Write out the full listing again, exactly as it stands.

(Information provided)
================

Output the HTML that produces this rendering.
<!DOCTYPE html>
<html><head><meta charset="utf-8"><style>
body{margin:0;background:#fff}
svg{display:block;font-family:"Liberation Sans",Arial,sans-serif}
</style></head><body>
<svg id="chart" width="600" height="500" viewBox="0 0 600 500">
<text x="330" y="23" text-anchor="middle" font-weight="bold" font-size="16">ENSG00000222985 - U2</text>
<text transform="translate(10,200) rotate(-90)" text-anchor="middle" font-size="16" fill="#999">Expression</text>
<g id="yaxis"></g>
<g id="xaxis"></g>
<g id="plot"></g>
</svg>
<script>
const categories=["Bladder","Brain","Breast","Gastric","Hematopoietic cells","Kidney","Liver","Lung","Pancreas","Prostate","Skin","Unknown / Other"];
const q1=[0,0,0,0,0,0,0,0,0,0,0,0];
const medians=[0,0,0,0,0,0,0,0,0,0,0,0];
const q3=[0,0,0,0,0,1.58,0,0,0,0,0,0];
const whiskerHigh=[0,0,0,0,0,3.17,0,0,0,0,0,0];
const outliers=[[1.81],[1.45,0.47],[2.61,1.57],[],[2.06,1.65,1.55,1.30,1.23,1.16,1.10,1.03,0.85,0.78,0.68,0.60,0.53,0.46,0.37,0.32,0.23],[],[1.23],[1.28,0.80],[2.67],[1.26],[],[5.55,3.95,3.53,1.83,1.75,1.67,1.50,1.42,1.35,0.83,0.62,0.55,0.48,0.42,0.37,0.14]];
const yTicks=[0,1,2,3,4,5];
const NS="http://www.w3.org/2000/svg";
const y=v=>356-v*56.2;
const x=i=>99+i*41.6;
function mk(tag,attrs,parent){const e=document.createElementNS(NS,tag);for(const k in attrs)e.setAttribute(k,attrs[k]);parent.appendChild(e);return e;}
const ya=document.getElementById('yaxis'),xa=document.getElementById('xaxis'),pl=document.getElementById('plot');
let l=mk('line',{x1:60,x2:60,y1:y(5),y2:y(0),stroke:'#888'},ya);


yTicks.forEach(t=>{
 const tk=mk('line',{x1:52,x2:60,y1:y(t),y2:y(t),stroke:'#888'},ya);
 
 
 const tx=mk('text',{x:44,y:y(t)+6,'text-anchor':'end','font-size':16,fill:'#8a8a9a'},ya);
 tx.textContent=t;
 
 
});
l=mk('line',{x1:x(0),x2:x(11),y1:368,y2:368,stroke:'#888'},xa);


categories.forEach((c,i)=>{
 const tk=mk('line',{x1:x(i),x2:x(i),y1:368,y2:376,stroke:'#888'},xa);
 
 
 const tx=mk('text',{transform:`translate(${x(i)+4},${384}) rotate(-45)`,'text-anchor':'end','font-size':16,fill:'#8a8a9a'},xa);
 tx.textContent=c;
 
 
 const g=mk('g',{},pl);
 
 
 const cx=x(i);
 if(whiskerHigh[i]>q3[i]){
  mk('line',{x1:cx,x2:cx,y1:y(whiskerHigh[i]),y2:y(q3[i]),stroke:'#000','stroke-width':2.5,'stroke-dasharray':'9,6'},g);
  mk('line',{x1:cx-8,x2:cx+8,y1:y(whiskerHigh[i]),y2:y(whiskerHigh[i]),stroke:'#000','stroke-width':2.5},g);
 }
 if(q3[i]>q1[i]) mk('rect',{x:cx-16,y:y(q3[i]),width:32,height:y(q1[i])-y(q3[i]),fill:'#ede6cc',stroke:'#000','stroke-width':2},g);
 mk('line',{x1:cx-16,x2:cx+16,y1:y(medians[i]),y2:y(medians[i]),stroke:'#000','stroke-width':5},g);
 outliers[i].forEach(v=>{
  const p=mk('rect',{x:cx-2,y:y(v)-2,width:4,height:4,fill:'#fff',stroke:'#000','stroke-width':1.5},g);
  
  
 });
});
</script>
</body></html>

================

(Right answer)
Output the HTML that produces this rendering.
<!DOCTYPE html>
<html><head><meta charset="utf-8"><style>
body{margin:0;background:#fff}
svg{display:block;font-family:"Liberation Sans",Arial,sans-serif}
</style></head><body>
<svg id="chart" width="600" height="500" viewBox="0 0 600 500">
<text x="330" y="23" text-anchor="middle" font-weight="bold" font-size="16">ENSG00000222985 - U2</text>
<text transform="translate(10,200) rotate(-90)" text-anchor="middle" font-size="16" fill="#999">Expression</text>
<g id="yaxis"></g>
<g id="xaxis"></g>
<g id="plot"></g>
</svg>
<script>
const categories=["Bladder","Brain","Breast","Gastric","Hematopoietic cells","Kidney","Liver","Lung","Pancreas","Prostate","Skin","Unknown / Other"];
const q1=[0,0,0,0,0,0,0,0,0,0,0,0];
const medians=[0,0,0,0,0,0,0,0,0,0,0,0];
const q3=[0,0,0,0,0,1.58,0,0,0,0,0,0];
const whiskerHigh=[0,0,0,0,0,3.17,0,0,0,0,0,0];
const outliers=[[1.81],[1.45,0.47],[2.61,1.57],[],[2.06,1.65,1.55,1.30,1.23,1.16,1.10,1.03,0.85,0.78,0.68,0.60,0.53,0.46,0.37,0.32,0.23],[],[1.23],[1.28,0.80],[2.67],[1.26],[],[5.55,3.95,3.53,1.83,1.75,1.67,1.50,1.42,1.35,0.83,0.62,0.55,0.48,0.42,0.37,0.14]];
const yTicks=[0,1,2,3,4,5];
const NS="http://www.w3.org/2000/svg";
const y=v=>356-v*56.2;
const x=i=>99+i*41.6;
function mk(tag,attrs,parent){const e=document.createElementNS(NS,tag);for(const k in attrs)e.setAttribute(k,attrs[k]);parent.appendChild(e);return e;}
const ya=document.getElementById('yaxis'),xa=document.getElementById('xaxis'),pl=document.getElementById('plot');
let l=mk('line',{x1:60,x2:60,y1:y(5),y2:y(0),stroke:'#888'},ya);


yTicks.forEach(t=>{
 const tk=mk('line',{x1:52,x2:60,y1:y(t),y2:y(t),stroke:'#888'},ya);
 
 
 const tx=mk('text',{x:44,y:y(t)+6,'text-anchor':'end','font-size':16,fill:'#8a8a9a'},ya);
 tx.textContent=t;
 
 
});
l=mk('line',{x1:x(0),x2:x(11),y1:368,y2:368,stroke:'#888'},xa);


categories.forEach((c,i)=>{
 const tk=mk('line',{x1:x(i),x2:x(i),y1:368,y2:376,stroke:'#888'},xa);
 
 
 const tx=mk('text',{transform:`translate(${x(i)+4},${384}) rotate(-45)`,'text-anchor':'end','font-size':16,fill:'#8a8a9a'},xa);
 tx.textContent=c;
 
 
 const g=mk('g',{},pl);
 
 
 const cx=x(i);
 if(whiskerHigh[i]>q3[i]){
  mk('line',{x1:cx,x2:cx,y1:y(whiskerHigh[i]),y2:y(q3[i]),stroke:'#000','stroke-width':2.5,'stroke-dasharray':'9,6'},g);
  mk('line',{x1:cx-8,x2:cx+8,y1:y(whiskerHigh[i]),y2:y(whiskerHigh[i]),stroke:'#000','stroke-width':2.5},g);
 }
 if(q3[i]>q1[i]) mk('rect',{x:cx-16,y:y(q3[i]),width:32,height:y(q1[i])-y(q3[i]),fill:'#ede6cc',stroke:'#000','stroke-width':2},g);
 mk('line',{x1:cx-16,x2:cx+16,y1:y(medians[i]),y2:y(medians[i]),stroke:'#000','stroke-width':5},g);
 outliers[i].forEach(v=>{
  const p=mk('rect',{x:cx-2,y:y(v)-2,width:4,height:4,fill:'#fff',stroke:'#000','stroke-width':1.5},g);
  
  
 });
});
</script>
</body></html>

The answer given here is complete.